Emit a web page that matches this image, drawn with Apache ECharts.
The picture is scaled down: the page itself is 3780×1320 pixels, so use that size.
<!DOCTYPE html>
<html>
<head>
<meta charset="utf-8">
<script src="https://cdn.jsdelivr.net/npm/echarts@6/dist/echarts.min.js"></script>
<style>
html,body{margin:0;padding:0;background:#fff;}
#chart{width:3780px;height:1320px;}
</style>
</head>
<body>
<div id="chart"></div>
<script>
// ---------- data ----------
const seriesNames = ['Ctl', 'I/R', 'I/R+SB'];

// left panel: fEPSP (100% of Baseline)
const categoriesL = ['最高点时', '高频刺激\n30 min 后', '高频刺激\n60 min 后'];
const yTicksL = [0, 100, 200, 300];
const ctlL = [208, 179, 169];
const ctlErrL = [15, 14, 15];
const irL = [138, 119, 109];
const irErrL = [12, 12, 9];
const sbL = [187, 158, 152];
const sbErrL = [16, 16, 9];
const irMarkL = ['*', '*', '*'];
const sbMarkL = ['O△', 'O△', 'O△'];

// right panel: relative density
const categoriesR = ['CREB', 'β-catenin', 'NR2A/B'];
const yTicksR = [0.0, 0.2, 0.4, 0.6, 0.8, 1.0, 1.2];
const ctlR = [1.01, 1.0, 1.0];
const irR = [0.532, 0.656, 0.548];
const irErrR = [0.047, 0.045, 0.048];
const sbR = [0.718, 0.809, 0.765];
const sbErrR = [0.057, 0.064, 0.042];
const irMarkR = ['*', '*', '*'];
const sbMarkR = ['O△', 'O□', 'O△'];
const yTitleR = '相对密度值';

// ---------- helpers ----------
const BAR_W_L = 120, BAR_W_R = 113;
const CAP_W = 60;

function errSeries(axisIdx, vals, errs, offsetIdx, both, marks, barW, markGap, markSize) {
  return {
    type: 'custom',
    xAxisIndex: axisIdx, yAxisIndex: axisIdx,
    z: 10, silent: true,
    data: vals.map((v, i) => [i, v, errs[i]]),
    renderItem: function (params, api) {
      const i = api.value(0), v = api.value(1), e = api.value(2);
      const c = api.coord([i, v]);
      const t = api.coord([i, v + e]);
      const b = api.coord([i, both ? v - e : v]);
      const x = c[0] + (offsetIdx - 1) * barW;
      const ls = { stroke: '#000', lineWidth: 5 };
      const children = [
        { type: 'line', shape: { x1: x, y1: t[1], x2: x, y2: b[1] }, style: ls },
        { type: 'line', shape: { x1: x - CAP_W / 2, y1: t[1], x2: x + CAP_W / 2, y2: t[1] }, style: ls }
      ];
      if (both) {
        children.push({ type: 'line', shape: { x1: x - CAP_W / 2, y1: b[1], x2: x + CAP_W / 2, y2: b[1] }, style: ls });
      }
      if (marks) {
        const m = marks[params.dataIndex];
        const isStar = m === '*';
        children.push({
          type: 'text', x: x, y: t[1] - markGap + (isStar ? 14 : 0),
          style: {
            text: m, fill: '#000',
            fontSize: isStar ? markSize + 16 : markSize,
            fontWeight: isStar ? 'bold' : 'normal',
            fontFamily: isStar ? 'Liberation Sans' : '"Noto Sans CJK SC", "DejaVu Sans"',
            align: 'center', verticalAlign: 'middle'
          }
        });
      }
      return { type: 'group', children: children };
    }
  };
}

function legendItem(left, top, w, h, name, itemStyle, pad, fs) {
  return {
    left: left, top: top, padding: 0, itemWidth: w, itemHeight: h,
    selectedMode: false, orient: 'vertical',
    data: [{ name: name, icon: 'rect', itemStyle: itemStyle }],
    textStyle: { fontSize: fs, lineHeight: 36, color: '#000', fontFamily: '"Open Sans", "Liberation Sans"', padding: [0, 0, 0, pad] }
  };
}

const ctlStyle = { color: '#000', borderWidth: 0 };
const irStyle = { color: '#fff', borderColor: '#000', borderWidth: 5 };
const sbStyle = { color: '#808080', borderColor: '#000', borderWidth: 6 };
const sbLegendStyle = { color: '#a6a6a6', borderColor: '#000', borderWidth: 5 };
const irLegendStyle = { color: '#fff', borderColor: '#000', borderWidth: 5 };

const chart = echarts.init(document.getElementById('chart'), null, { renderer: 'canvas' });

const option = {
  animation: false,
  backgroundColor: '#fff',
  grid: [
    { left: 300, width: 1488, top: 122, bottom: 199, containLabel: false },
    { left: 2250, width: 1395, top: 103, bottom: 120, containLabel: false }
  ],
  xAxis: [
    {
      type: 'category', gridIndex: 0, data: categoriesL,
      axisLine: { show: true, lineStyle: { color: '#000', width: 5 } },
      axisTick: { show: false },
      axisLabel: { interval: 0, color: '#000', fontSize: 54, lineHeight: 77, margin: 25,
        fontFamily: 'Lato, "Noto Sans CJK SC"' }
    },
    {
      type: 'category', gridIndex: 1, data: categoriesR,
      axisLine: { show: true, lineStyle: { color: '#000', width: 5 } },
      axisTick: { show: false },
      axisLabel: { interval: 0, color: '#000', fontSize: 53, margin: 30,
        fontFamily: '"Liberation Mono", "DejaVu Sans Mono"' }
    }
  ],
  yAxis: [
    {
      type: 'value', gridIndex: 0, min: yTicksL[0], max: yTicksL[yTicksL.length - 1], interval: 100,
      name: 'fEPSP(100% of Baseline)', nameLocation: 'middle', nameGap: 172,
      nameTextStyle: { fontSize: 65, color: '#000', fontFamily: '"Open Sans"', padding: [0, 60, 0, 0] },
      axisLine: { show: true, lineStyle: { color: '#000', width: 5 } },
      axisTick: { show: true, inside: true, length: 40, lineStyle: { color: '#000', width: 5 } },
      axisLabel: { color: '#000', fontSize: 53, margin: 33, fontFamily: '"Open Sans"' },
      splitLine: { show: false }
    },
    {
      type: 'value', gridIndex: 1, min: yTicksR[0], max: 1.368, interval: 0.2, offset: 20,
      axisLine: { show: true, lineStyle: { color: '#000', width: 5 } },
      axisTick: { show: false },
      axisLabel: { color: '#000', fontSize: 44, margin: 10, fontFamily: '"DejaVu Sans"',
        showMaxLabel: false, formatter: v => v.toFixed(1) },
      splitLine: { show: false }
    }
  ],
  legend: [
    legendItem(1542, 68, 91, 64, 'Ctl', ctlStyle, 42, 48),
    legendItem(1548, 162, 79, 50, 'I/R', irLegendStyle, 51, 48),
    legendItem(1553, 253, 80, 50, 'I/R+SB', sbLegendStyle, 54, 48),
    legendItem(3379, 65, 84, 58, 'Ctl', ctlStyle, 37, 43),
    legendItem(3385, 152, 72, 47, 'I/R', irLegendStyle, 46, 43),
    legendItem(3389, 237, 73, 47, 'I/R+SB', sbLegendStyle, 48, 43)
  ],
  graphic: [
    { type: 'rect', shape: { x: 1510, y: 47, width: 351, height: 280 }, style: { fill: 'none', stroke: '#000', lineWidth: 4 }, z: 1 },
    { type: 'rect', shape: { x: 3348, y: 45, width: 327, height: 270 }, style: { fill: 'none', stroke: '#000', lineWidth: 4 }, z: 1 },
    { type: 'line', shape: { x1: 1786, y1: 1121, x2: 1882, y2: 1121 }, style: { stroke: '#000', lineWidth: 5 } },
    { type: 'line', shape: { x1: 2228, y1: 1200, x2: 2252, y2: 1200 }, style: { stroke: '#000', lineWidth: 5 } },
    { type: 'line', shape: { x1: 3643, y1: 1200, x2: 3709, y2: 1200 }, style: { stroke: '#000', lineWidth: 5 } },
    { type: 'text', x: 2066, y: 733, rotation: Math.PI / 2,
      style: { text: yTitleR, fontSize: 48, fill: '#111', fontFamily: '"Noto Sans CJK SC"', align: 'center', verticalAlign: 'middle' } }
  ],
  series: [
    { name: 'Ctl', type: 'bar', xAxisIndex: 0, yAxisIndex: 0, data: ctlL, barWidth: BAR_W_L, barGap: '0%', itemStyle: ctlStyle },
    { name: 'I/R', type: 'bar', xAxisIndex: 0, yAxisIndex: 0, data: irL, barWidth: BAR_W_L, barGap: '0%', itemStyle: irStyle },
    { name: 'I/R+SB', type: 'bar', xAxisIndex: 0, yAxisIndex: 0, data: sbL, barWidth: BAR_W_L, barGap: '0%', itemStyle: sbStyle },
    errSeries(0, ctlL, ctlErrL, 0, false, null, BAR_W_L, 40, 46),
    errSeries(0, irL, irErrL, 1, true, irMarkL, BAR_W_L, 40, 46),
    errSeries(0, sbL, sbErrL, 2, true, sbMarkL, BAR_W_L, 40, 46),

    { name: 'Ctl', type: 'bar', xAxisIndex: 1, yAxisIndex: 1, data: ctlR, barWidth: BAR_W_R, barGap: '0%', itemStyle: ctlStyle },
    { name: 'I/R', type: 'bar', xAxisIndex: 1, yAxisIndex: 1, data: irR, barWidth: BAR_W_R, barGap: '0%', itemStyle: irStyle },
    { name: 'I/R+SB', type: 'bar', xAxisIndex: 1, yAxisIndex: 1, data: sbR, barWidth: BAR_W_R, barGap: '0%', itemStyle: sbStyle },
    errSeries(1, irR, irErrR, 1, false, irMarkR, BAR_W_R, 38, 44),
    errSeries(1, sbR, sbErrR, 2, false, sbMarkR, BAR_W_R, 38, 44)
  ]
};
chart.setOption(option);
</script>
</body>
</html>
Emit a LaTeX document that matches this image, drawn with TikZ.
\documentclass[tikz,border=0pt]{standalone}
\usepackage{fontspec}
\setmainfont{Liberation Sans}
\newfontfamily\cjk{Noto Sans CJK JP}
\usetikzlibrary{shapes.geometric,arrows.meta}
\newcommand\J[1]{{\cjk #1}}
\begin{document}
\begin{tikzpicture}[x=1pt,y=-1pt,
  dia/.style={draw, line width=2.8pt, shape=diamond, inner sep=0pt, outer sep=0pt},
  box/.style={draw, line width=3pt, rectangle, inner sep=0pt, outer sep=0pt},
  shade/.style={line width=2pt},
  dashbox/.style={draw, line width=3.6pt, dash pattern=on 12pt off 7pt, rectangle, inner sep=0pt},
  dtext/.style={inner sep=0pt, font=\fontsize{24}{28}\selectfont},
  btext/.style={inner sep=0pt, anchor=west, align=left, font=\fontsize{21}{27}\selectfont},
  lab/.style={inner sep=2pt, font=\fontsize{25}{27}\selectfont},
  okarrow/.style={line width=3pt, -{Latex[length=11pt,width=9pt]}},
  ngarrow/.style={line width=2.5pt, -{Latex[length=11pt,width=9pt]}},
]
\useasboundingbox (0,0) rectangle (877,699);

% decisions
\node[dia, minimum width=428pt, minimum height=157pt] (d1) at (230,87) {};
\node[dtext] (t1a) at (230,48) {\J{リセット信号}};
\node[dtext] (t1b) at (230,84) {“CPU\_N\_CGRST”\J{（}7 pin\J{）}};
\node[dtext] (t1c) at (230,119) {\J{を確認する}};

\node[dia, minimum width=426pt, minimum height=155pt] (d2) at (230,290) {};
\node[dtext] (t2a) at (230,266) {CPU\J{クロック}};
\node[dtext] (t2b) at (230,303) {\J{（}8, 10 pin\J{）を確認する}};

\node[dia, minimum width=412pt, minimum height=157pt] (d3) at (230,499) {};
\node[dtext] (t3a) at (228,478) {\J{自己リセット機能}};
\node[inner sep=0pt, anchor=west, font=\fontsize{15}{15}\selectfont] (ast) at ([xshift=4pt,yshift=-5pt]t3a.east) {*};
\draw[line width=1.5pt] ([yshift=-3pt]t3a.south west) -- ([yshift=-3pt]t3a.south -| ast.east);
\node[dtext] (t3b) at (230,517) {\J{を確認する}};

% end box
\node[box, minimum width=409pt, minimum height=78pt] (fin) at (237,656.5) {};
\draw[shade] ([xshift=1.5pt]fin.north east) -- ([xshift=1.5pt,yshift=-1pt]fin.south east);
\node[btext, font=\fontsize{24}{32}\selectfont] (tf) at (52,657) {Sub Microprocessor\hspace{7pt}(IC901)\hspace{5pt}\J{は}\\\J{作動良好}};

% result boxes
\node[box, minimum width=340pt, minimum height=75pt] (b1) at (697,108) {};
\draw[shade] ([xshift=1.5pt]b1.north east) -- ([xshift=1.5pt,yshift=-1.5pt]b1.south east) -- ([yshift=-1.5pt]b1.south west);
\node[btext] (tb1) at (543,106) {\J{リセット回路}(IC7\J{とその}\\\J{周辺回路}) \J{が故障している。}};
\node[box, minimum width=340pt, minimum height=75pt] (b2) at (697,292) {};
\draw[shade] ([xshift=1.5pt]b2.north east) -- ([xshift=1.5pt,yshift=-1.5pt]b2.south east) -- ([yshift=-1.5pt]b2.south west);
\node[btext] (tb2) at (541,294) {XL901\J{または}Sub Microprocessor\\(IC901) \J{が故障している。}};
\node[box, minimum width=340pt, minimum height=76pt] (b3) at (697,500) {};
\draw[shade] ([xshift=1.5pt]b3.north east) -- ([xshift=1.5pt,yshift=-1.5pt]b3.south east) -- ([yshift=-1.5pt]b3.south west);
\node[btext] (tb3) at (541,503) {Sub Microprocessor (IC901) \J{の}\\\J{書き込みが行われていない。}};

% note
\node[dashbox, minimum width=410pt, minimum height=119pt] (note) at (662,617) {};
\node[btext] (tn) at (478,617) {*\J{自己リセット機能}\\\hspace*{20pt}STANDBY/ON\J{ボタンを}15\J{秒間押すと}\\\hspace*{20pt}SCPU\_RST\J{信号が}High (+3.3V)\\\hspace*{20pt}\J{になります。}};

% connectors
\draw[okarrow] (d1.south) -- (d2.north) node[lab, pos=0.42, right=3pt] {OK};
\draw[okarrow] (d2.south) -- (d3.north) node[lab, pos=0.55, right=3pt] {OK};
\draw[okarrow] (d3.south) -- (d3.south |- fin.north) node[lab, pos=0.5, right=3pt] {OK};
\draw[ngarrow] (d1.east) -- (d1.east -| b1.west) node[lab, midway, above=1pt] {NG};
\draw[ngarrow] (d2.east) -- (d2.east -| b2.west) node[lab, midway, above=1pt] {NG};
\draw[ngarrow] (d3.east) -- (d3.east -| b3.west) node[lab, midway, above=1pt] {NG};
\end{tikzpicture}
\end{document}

### Objective
Give back exactly the stretch that opens on the line with "The picture is" and closes on the line with "const sbMarkL = ['O△', 'O△', 'O△'];".

### Written solution
The picture is scaled down: the page itself is 3780×1320 pixels, so use that size.
<!DOCTYPE html>
<html>
<head>
<meta charset="utf-8">
<script src="https://cdn.jsdelivr.net/npm/echarts@6/dist/echarts.min.js"></script>
<style>
html,body{margin:0;padding:0;background:#fff;}
#chart{width:3780px;height:1320px;}
</style>
</head>
<body>
<div id="chart"></div>
<script>
// ---------- data ----------
const seriesNames = ['Ctl', 'I/R', 'I/R+SB'];

// left panel: fEPSP (100% of Baseline)
const categoriesL = ['最高点时', '高频刺激\n30 min 后', '高频刺激\n60 min 后'];
const yTicksL = [0, 100, 200, 300];
const ctlL = [208, 179, 169];
const ctlErrL = [15, 14, 15];
const irL = [138, 119, 109];
const irErrL = [12, 12, 9];
const sbL = [187, 158, 152];
const sbErrL = [16, 16, 9];
const irMarkL = ['*', '*', '*'];
const sbMarkL = ['O△', 'O△', 'O△'];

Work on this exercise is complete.